Definition at line 206 of file decode.hpp.

◆ one()

int lloyal::decode::one ( llama_context *  ctx,
llama_token  tok,
llama_pos  pos,
llama_seq_id  seq_id = 0,
bool  want_logits = true 
)
inline

Decode a single token into the KV cache.

Fast path for autoregressive generation. Uses a thread_local batch (one-time init per thread) so repeated calls avoid allocation entirely.

Typical usage in a generation loop:

llama_token tok = sampler::sample(ctx, vocab);
if (decode::one(ctx, tok, n_past++) != 0) { handle error }
int one(llama_context *ctx, llama_token tok, llama_pos pos, llama_seq_id seq_id=0, bool want_logits=true)
Decode a single token into the KV cache.
Definition decode.hpp:238
Parameters
ctxLlama context (must not be null)
tokToken to decode
posKV cache position for this token
seq_idSequence ID to update (default: 0)
want_logitsWhether to compute logits after this token (default: true). Set to false when prefilling tokens that don't need sampling.
Returns
0 on success, non-zero on decode failure
Exceptions
std::runtime_errorif ctx is NULL
See also
many() for batched multi-token decode with auto-chunking
each() for single-token decode across multiple sequences
Examples
/home/runner/work/liblloyal/liblloyal/include/lloyal/branch.hpp.

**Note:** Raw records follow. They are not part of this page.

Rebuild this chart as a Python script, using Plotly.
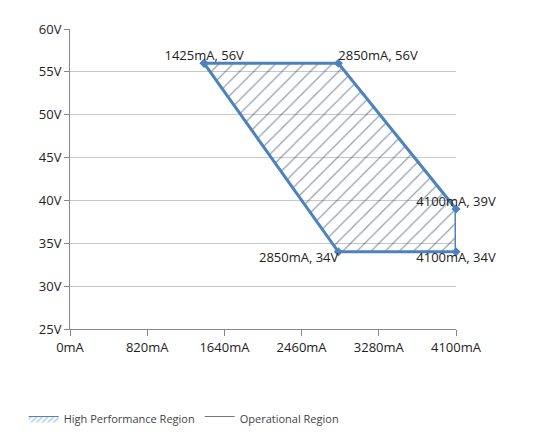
import plotly.graph_objects as go

# vertices of the high performance region
current_ma = [1425, 2850, 4100, 4100, 2850, 1425]
voltage_v = [56, 56, 39, 34, 34, 56]

label_x = [1425, 2850, 4100, 2850, 4100]
label_y = [56, 56, 39, 34, 34]
label_text = ["1425mA, 56V", "2850mA, 56V", "4100mA, 39V", "2850mA, 34V", "4100mA, 34V"]
label_pos = ["top center", "top right", "top center", "bottom left", "bottom center"]

x_ticks = [0, 820, 1640, 2460, 3280, 4100]
y_ticks = [25, 30, 35, 40, 45, 50, 55, 60]

blue = "#4f81bd"
hatch = dict(shape="/", fgcolor="#1f3f6f", size=10, solidity=0.12)

fig = go.Figure()
fig.add_trace(go.Scatter(
    x=current_ma, y=voltage_v, mode="lines+markers", fill="toself",
    fillcolor="rgba(255,255,255,0)", fillpattern=hatch,
    line=dict(color=blue, width=3), marker=dict(color=blue, size=7, symbol="diamond"),
    showlegend=False, cliponaxis=False,
))
fig.add_trace(go.Scatter(
    x=label_x, y=label_y, mode="text", text=label_text, textposition=label_pos,
    textfont=dict(size=13, color="#222"), showlegend=False, hoverinfo="skip",
    cliponaxis=False,
))
# legend-only entries
fig.add_trace(go.Scatter(
    x=[None, None], y=[None, None], fill="toself", mode="lines",
    fillcolor="rgba(255,255,255,0)", fillpattern=dict(shape="/", fgcolor=blue, size=4, solidity=0.3),
    line=dict(color=blue, width=1), name="High Performance Region",
))
fig.add_trace(go.Scatter(
    x=[None, None], y=[None, None], fill="toself", mode="lines",
    fillcolor="white", line=dict(color="#777", width=1),
    name="Operational Region",
))

fig.update_layout(
    width=535, height=437, plot_bgcolor="white", paper_bgcolor="white",
    margin=dict(l=62, r=87, t=18, b=107),
    font=dict(family="Open Sans, Liberation Sans, sans-serif", size=13, color="#222"),
    legend=dict(orientation="h", x=-0.12, y=-0.25, xanchor="left", yanchor="top",
                font=dict(size=11, color="#444")),
)
fig.update_xaxes(range=[0, 4100], tickvals=x_ticks, ticktext=[f"{v}mA" for v in x_ticks],
                 showgrid=False, showline=True, linecolor="#888", ticks="outside",
                 tickcolor="#888", ticklen=6, zeroline=False)
fig.update_yaxes(range=[25, 60], tickvals=y_ticks, ticktext=[f"{v}V" for v in y_ticks],
                 showgrid=True, gridcolor="#c8c8c8", showline=True, linecolor="#888",
                 ticks="outside", tickcolor="#888", ticklen=5, zeroline=False)

fig.write_html("out.html")
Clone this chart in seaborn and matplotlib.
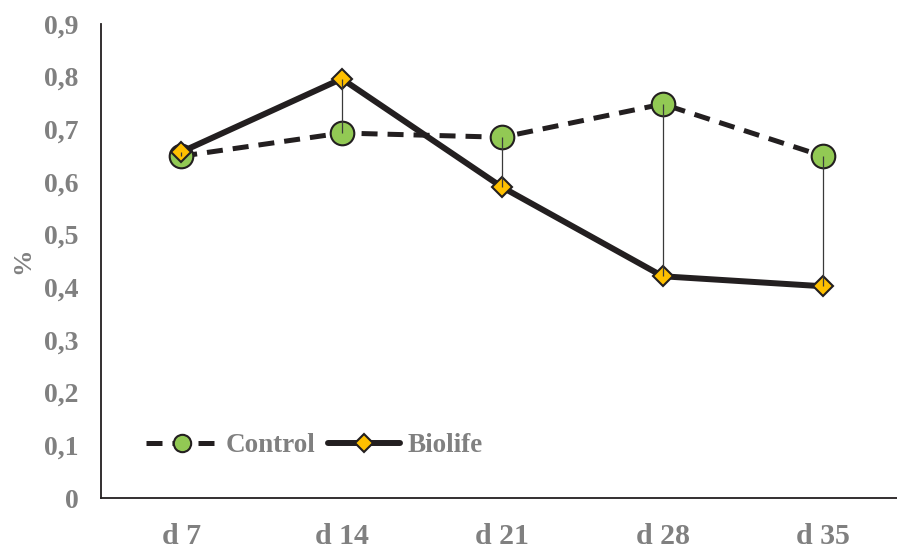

Definition at line 238 of file decode.hpp.

◆ scatter() [1/2]

int lloyal::decode::scatter ( llama_context *  ctx,
const ScatterItem items,
int32_t  n,
Scratch scratch 
)
inline

Decode multiple tokens per sequence in a single llama_decode() call.

Single-batch primitive: packs token runs from multiple sequences into one llama_batch. Does NOT auto-chunk — total tokens must fit in n_batch.

Parameters
ctxLlama context (must not be null)
itemsArray of (tokens_span, start_pos, seq_id) tuples
nNumber of items
scratchReusable scratch buffers
Returns
0 on success, non-zero on failure
Exceptions
std::runtime_errorif ctx is NULL or items are invalid
Note
Does NOT auto-chunk. Total tokens must fit in n_batch.
See also
many() for single-sequence multi-token decode with auto-chunking
each() for single-token-per-sequence variant
BranchStore::decode_scatter for auto-chunking branch-level variant
Examples
/home/runner/work/liblloyal/liblloyal/include/lloyal/branch.hpp, and /home/runner/work/liblloyal/liblloyal/include/lloyal/logits.hpp.

Definition at line 395 of file decode.hpp.

◆ scatter() [2/2]

int lloyal::decode::scatter ( llama_context *  ctx,
const std::vector< ScatterItem > &  items,
Scratch scratch 
)
inline

This is an overloaded member function, provided for convenience. It differs from the above function only in what argument(s) it accepts.

Definition at line 443 of file decode.hpp.